O longa polonês encontrou críticas de alguns telespectadores que afirmam ter acontecido um relativismo da Síndrome de Estocolmo – quando a vítima se apaixona pelo agressor –, além de suavizar a ideia do crime cometido. Por outro lado, há quem defenda o enredo adotado. De uma forma ou de outra, as novas ideias de possibilidade para histórias de amor parecem ter um capítulo sombrio.
Para além de ir contra empecilhos financeiros, ou opiniões familiares negativas, há uma nova era de filmes – não todos – que defendem a quebra de aspectos morais para amar. Ou seria dado outro nome a tentativa de Massino de contrato com a vítima? Espero que sim: tortura e crime, por exemplo.

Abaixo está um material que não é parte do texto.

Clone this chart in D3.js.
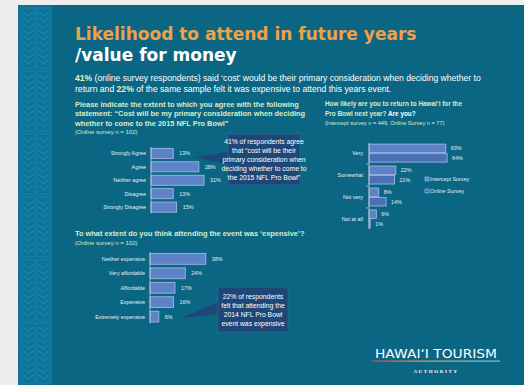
<!DOCTYPE html>
<html>
<head>
<meta charset="utf-8">
<script src="https://cdn.jsdelivr.net/npm/d3@7"></script>
<style>
  body { margin: 0; background: #eeeeee; }
  svg { display: block; }
  text { font-family: "Liberation Sans", Arial, sans-serif; }
</style>
</head>
<body>
<script>
// chart 1: agree with "cost" statement
const agreeCats = ["Strongly Agree", "Agree", "Neither agree", "Disagree", "Strongly Disagree"];
const agreeVals = [13, 28, 31, 13, 15];

// chart 2: likely to return
const returnCats = ["Very", "Somewhat", "Not very", "Not at all"];
const returnSeries = ["Intercept Survey", "Online Survey"];
const interceptVals = [63, 22, 8, 6];
const onlineVals = [64, 21, 14, 1];

// chart 3: was it expensive
const expCats = ["Neither expensive", "Very affordable", "Affordable", "Expensive", "Extremely expensive"];
const expVals = [38, 24, 17, 16, 6];

const W = 524, H = 385;
const slideBg = "#0b6684";
const barFill = "#5e82c8";
const barFill2 = "#4d6fb5";
const barStroke = "#a8bfea";
const qColor = "#d9ecc4";

const svg = d3.select("body").append("svg")
  .attr("width", W).attr("height", H);

// slide
svg.append("rect").attr("x", 18).attr("y", 5).attr("width", W - 18).attr("height", H - 5).attr("fill", slideBg);

// left patterned strip
const strip = svg.append("g");
strip.append("rect").attr("x", 18).attr("y", 5).attr("width", 34).attr("height", H - 5).attr("fill", "#0d7397");
for (let col = 0; col < 2; col++) {
  for (let row = 0; row < 6; row++) {
    const x0 = 22 + col * 15, y0 = 8 + row * 63;
    strip.append("rect").attr("x", x0).attr("y", y0).attr("width", 13).attr("height", 60)
      .attr("fill", "none").attr("stroke", "#1583ab").attr("stroke-width", 1);
    for (let k = 0; k < 9; k++) {
      const yy = y0 + 4 + k * 6;
      strip.append("path")
        .attr("d", `M${x0 + 1.5},${yy} L${x0 + 6.5},${yy + 4} L${x0 + 11.5},${yy}`)
        .attr("fill", "none").attr("stroke", "#1887b0").attr("stroke-width", 1.3);
    }
  }
}

// title
svg.append("text").attr("x", 75).attr("y", 40)
  .style("font-family", "DejaVu Sans, Verdana, sans-serif").style("font-weight", "bold")
  .style("font-size", "17px").attr("fill", "#eda24a")
  .text("Likelihood to attend in future years");
svg.append("text").attr("x", 75).attr("y", 61)
  .style("font-family", "DejaVu Sans, Verdana, sans-serif").style("font-weight", "bold")
  .style("font-size", "17px").attr("fill", "#ffffff")
  .text("/value for money");

const sub = svg.append("text").attr("x", 75).attr("y", 81).attr("fill", "#ffffff").style("font-size", "8.6px");
sub.append("tspan").attr("x", 75).attr("font-weight", "bold").attr("fill", "#e8f0c0").text("41%");
sub.append("tspan").text(" (online survey respondents) said \u2018cost\u2019 would be their primary consideration when deciding whether to");
const sub2 = svg.append("text").attr("x", 75).attr("y", 92).attr("fill", "#ffffff").style("font-size", "8.6px");
sub2.append("tspan").text("return and ");
sub2.append("tspan").attr("font-weight", "bold").attr("fill", "#e8f0c0").text("22%");
sub2.append("tspan").text(" of the same sample felt it was expensive to attend this years event.");

function lines(x, y, arr, size, color, weight, lh) {
  arr.forEach((t, i) => {
    svg.append("text").attr("x", x).attr("y", y + i * lh)
      .style("font-size", size + "px").attr("fill", color).attr("font-weight", weight).text(t);
  });
}

// simple horizontal bar chart
function hbars(cats, vals, opts) {
  const y = d3.scaleBand().domain(cats).range([opts.top, opts.top + cats.length * opts.step]).paddingInner(0.25).paddingOuter(0.1);
  const x = d3.scaleLinear().domain([0, 100]).range([opts.x0, opts.x0 + opts.pxPer * 100]);
  const g = svg.append("g");
  g.selectAll("rect").data(vals).join("rect")
    .attr("x", x(0)).attr("y", (d, i) => y(cats[i]))
    .attr("width", d => x(d) - x(0)).attr("height", y.bandwidth())
    .attr("fill", barFill).attr("stroke", barStroke).attr("stroke-width", 0.8);
  g.selectAll("text.cat").data(cats).join("text").attr("class", "cat")
    .attr("x", x(0) - 5).attr("y", d => y(d) + y.bandwidth() / 2 + 2)
    .attr("text-anchor", "end").style("font-size", "5.4px").attr("fill", "#e6eef4").text(d => d);
  g.selectAll("text.val").data(vals).join("text").attr("class", "val")
    .attr("x", d => x(d) + 6).attr("y", (d, i) => y(cats[i]) + y.bandwidth() / 2 + 2)
    .style("font-size", "5.4px").attr("fill", "#e6eef4").text(d => d + "%");
  g.append("line").attr("x1", x(0)).attr("x2", x(0))
    .attr("y1", opts.top).attr("y2", opts.top + cats.length * opts.step)
    .attr("stroke", "#b9c9dd").attr("stroke-width", 0.8);
  return { x, y };
}

// chart 1
lines(75, 106.5, ["Please indicate the extent to which you agree with the following",
  "statement:  \u201cCost will be my primary consideration when deciding",
  "whether to come to the 2015 NFL Pro Bowl\u201d"], 7.4, qColor, "bold", 9.5);
lines(75, 134, ["(Online survey n = 102)"], 6, qColor, "normal", 8);
const c1 = hbars(agreeCats, agreeVals, { x0: 151, top: 147, step: 13.3, pxPer: 1.71 });

// chart 3
lines(75, 235.5, ["To what extent do you think attending the event was \u2018expensive\u2019?"], 7.4, qColor, "bold", 9.5);
lines(75, 245, ["(Online survey n = 102)"], 6, qColor, "normal", 8);
const c3 = hbars(expCats, expVals, { x0: 150, top: 252, step: 14.3, pxPer: 1.47 });

// chart 2 (grouped)
lines(325, 106, ["How likely are you to return to Hawai\u2018i for the"], 6.4, qColor, "bold", 9);
const q2 = svg.append("text").attr("x", 325).attr("y", 115.5).style("font-size", "6.4px").attr("font-weight", "bold").attr("fill", qColor);
q2.append("tspan").text("Pro Bowl next year? ");
q2.append("tspan").attr("fill", "#ffffff").text("Are you?");
lines(325, 124.5, ["(Intercept survey n = 449, Online Survey n = 77)"], 5.6, qColor, "normal", 8);

const y2 = d3.scaleBand().domain(returnCats).range([143, 229]).paddingInner(0.18).paddingOuter(0.05);
const ySub = d3.scaleBand().domain(returnSeries).range([0, y2.bandwidth()]).paddingInner(0.12);
const x2 = d3.scaleLinear().domain([0, 100]).range([369, 369 + 122]);
const g2 = svg.append("g");
const seriesVals = [interceptVals, onlineVals];
const seriesFill = [barFill, barFill2];
returnSeries.forEach((s, si) => {
  g2.selectAll("rect.s" + si).data(seriesVals[si]).join("rect").attr("class", "s" + si)
    .attr("x", x2(0)).attr("y", (d, i) => y2(returnCats[i]) + ySub(s))
    .attr("width", d => x2(d) - x2(0)).attr("height", ySub.bandwidth())
    .attr("fill", seriesFill[si]).attr("stroke", barStroke).attr("stroke-width", 0.8);
  g2.selectAll("text.v" + si).data(seriesVals[si]).join("text").attr("class", "v" + si)
    .attr("x", d => x2(d) + 5).attr("y", (d, i) => y2(returnCats[i]) + ySub(s) + ySub.bandwidth() / 2 + 2)
    .style("font-size", "5.4px").attr("fill", "#e6eef4").text(d => d + "%");
});
g2.selectAll("text.cat").data(returnCats).join("text").attr("class", "cat")
  .attr("x", x2(0) - 6).attr("y", d => y2(d) + y2.bandwidth() / 2 + 2)
  .attr("text-anchor", "end").style("font-size", "5.4px").attr("fill", "#e6eef4").text(d => d);
g2.append("line").attr("x1", x2(0)).attr("x2", x2(0)).attr("y1", 143).attr("y2", 229)
  .attr("stroke", "#b9c9dd").attr("stroke-width", 0.8);
returnCats.slice(1).forEach(c => {
  const yy = y2(c) - y2.step() * y2.paddingInner() / 2;
  g2.append("line").attr("x1", x2(0) - 3).attr("x2", x2(0)).attr("y1", yy).attr("y2", yy)
    .attr("stroke", "#b9c9dd").attr("stroke-width", 0.8);
});

// legend
returnSeries.forEach((s, i) => {
  const ly = 181 + i * 12;
  svg.append("rect").attr("x", 425).attr("y", ly - 4).attr("width", 4).attr("height", 4)
    .attr("fill", seriesFill[i]).attr("stroke", barStroke).attr("stroke-width", 0.6);
  svg.append("text").attr("x", 430).attr("y", ly).style("font-size", "5.4px").attr("fill", "#e6eef4").text(s);
});

// callouts
function callout(bx, by, bw, bh, tip, textLines) {
  const g = svg.append("g");
  g.append("path")
    .attr("d", `M${bx},${by + bh * 0.35} L${tip[0]},${tip[1]} L${bx},${by + bh * 0.6} Z`)
    .attr("fill", "#1e4778");
  g.append("rect").attr("x", bx).attr("y", by).attr("width", bw).attr("height", bh)
    .attr("fill", "#1e4778").attr("stroke", "#3a6a98").attr("stroke-width", 0.6);
  const lh = 9;
  const y0 = by + bh / 2 - (textLines.length - 1) * lh / 2 + 2.5;
  textLines.forEach((t, i) => {
    g.append("text").attr("x", bx + bw / 2).attr("y", y0 + i * lh).attr("text-anchor", "middle")
      .style("font-size", "6.8px").attr("fill", "#ffffff").text(t);
  });
}
callout(228, 134, 72, 51, [c1.x(agreeVals[0]) + 22, 157],
  ["41% of respondents agree", "that \u201ccost will be their", "primary consideration when", "deciding whether to come to", "the 2015 NFL Pro Bowl\u201d"]);
callout(218, 287, 70, 45, [c3.x(expVals[4]) + 22, 318],
  ["22% of respondents", "felt that attending the", "2014 NFL Pro Bowl", "event was expensive"]);

// logo
const logo = svg.append("g");
logo.append("text").attr("x", 436).attr("y", 358).attr("text-anchor", "middle")
  .style("font-family", "DejaVu Sans, sans-serif").style("font-size", "13px").attr("fill", "#ffffff")
  .attr("textLength", 122).attr("lengthAdjust", "spacingAndGlyphs").text("HAWAI\u2018I TOURISM");
const grad = svg.append("defs").append("linearGradient").attr("id", "lg");
grad.append("stop").attr("offset", "0%").attr("stop-color", "#c0503a");
grad.append("stop").attr("offset", "40%").attr("stop-color", "#d8a04a");
grad.append("stop").attr("offset", "100%").attr("stop-color", "#6ec8d8");
logo.append("rect").attr("x", 371).attr("y", 360.5).attr("width", 129).attr("height", 1.2).attr("fill", "url(#lg)");
logo.append("text").attr("x", 436).attr("y", 373).attr("text-anchor", "middle")
  .style("font-family", "Liberation Serif, serif").style("font-size", "5px").attr("font-weight", "bold")
  .attr("letter-spacing", "1.6px").attr("fill", "#ffffff").text("AUTHORITY");
</script>
</body>
</html>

Fato é que, a volatilidade das relações não anula as responsabilidades dos conteúdos criados e das suas repercussões. A ideia de polêmico de ontem pode não ser como hoje, e se a ficção é uma mera representação ou recorte do real, faz sentido que haja questionamento quando ao que consumimos. De tempos em tempos, o amor se reinventa, e as criações artísticas também. Do clichê romântico de encher os olhos ao relacionamento possessivo polonês – que há quem considere uma história de amor –, a arte imita o que temos sido. E se há tanto conteúdo inútil, somos nós os culpados?